Given these huge volumes, it is simply not practical or cost-effective for governments around the world to safeguard their security or revenue interests by opening up each every container and examining the contents therein. Therefore, customs administrations around the world have moved towards a security paradigm based on risk management, under which only about 5-10% of containerized traffic is actually subjected to some form of intrusive physical examination. This translates into a huge challenge to ensure that the 90% of global container traffic is legitimate and contains what it is supposed to. Additionally, there are many other diverse and varied challenges that the global supply chain faces, which further complicate the issue:
In the not so distant past, we have seen terrorism, natural disasters (hurricanes, a tsunami, and a volcanic eruption), geopolitical or diplomatic uncertainty (Pakistan stopping NATO supply routes into Afghanistan), and even the collective social conscience of a people (the Dabbawallas strike in support of anti-corruption activist Anna Hazare in India), disrupt supply chains and affect global trade or military supplies. (Well, in the case of the Dabawallas, only a few hundred thousand office workers missed their midday lunch.) And then there’s piracy. We’ve all heard about the Somali pirates. Trouble is, they’re not the only ones, as the Piracy & Armed Robbery Map 2013 published by the International Chamber of Commerce Commercial Crime Services shows.
All such events, whether they involve theft, vandalism, or hostage-taking, cost money. Organized crime is perhaps the biggest threat to the legitimate flow of goods across borders. Whether its narcotics, counterfeit goods, arms, exotic animals, or any other form of contraband, smuggling is a major concern. The global interdiction rate of narcotics is less than 5%. Counterfeit goods represent an annual loss of millions of dollars to legitimate right holders.
As if coping with the caprice of supply and demand forecasts wasn’t enough, managers must also contend with these, often unpredictable factors that can disrupt supply chains. There are a number of activities, falling under the umbrella of supply chain security, to mitigate the problems discussed above. Solutions include programs that certify the credentials of all the various actors in a supply chain, such as the Authorized Economic Operator program falling under the World Customs Organization’s Framework of Standards to Secure and Facilitate Global Trade. Scenario planning, and a mix of preventive and reactive measures are also employed to minimize disruptions and recover from supply chain upheavals.

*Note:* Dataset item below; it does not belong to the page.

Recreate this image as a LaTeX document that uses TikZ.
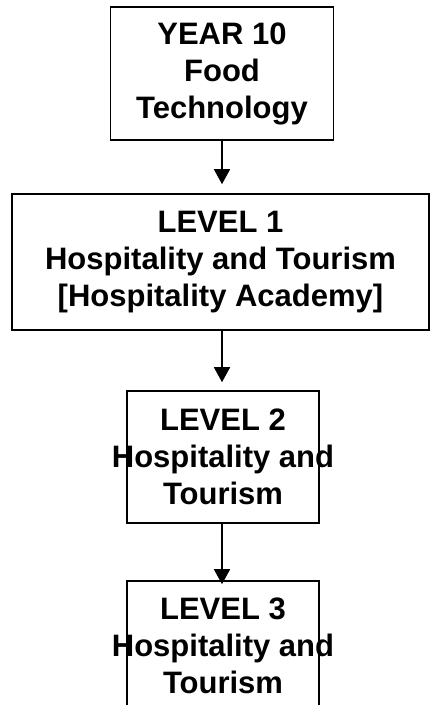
\documentclass[tikz,border=0pt]{standalone}
\usepackage{fontspec}
\setmainfont{Liberation Sans}
\usetikzlibrary{arrows.meta}

\newcommand{\ctrline}[1]{\makebox[0pt]{#1}}

\tikzset{
  stage/.style={draw, line width=1.6pt, inner sep=0pt, align=center,
                font=\fontsize{31}{37}\selectfont\bfseries},
  flow/.style={line width=1.6pt, -{Triangle[length=15pt,width=16pt]}}
}

\begin{document}
\begin{tikzpicture}[x=1pt,y=-1pt]
  \useasboundingbox (0,0) rectangle (439,705);
  \clip (0,0) rectangle (439,705);

  \node [stage, minimum width=223pt, minimum height=133pt] (year10) at (222,73.5)
        {\ctrline{YEAR 10}\\\ctrline{Food}\\\ctrline{Technology}};
  \node [stage, minimum width=417pt, minimum height=136pt] (level1) at (220.5,262)
        {\ctrline{LEVEL 1}\\\ctrline{Hospitality and Tourism}\\\ctrline{[Hospitality Academy]}};
  \node [stage, minimum width=192pt, minimum height=132pt] (level2) at (223,457)
        {\ctrline{LEVEL 2}\\\ctrline{Hospitality and}\\\ctrline{Tourism}};
  \node [stage, minimum width=192pt, minimum height=130pt] (level3) at (223,646)
        {\ctrline{LEVEL 3}\\\ctrline{Hospitality and}\\\ctrline{Tourism}};

  \draw [flow, shorten >=9pt] (year10.south) -- (year10.south |- level1.north);
  \draw [flow, shorten >=8pt] (year10.south |- level1.south) -- (year10.south |- level2.north);
  \draw [flow, shorten >=-4pt] (year10.south |- level2.south) -- (year10.south |- level3.north);

\end{tikzpicture}
\end{document}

One particularly innovative solution that I wanted to share was the Integrated Cargo Container Control (IC3) Program – a strategic partnership between the United States and Pakistan customs administrations. This program involves joint screening and scanning of US-bound containerized cargo from Pakistan. Containers are scanned for contraband, prohibited items, and radioactive materials. They arrive at a special, state of the art facility, constructed near the port, where they are passed through various scanners (while still on the trucks). Images of those scans are shared by Pakistani customs officers in real time with their US counterparts. Experts on both sides, examine the images and in case of any anomaly, the container is subjected to intrusive examination protocols. Such collaboration, sharing of information and expertise ensures that only legitimate cargo passes through customs’ border controls, without delay, and that the supply chain is kept secure. The benefit of this facility comes from not only enhanced cooperation between the customs administrations of the two countries, but it is also beneficial to businesses, as goods flow quicker and faster, with less overhead associated with the costs of delays and intrusive examination.
Another innovation is Pakistan Customs’ implementation of the joint United Nations Office on Drugs and Crime – World Customs Organization’s Container Control Program. Under this program, which has been rolled out to select ports around the world, Port Control Units (PCUs) have been established at various customs stations around the country. They not only collaborate with each other, but also communicate with others around the world. Using traditional human intelligence, data analysis and risk management practices, these units profile cargo flowing in and out of the country for suspicious consignments. The strategic advantage of these units is the speed and flexibility with which they are able to respond to threats. Since all these units are linked electronically with one another, they are able to bypass time consuming bureaucratic layers of communication. In a stellar example, an interdiction operation conducted by one of the units at Karachi resulted in the seizure of synthetic drugs with a street value of $68 million. These units have also collaborated with counterparts around the world to seize drug shipments in the UK, China, Spain and Sri Lanka. The Pakistan arm of this program has been so successful that Pakistan Customs has become a regional center of excellence and is currently spearheading a roll out of the program to neighboring countries by imparting training.
These are just some examples of how one of the actors in global supply chains, namely governments, play their part in securing global trade flows. There are many other initiatives, both on the ground and underway. The question is whether, this is enough to keep supply chains secure?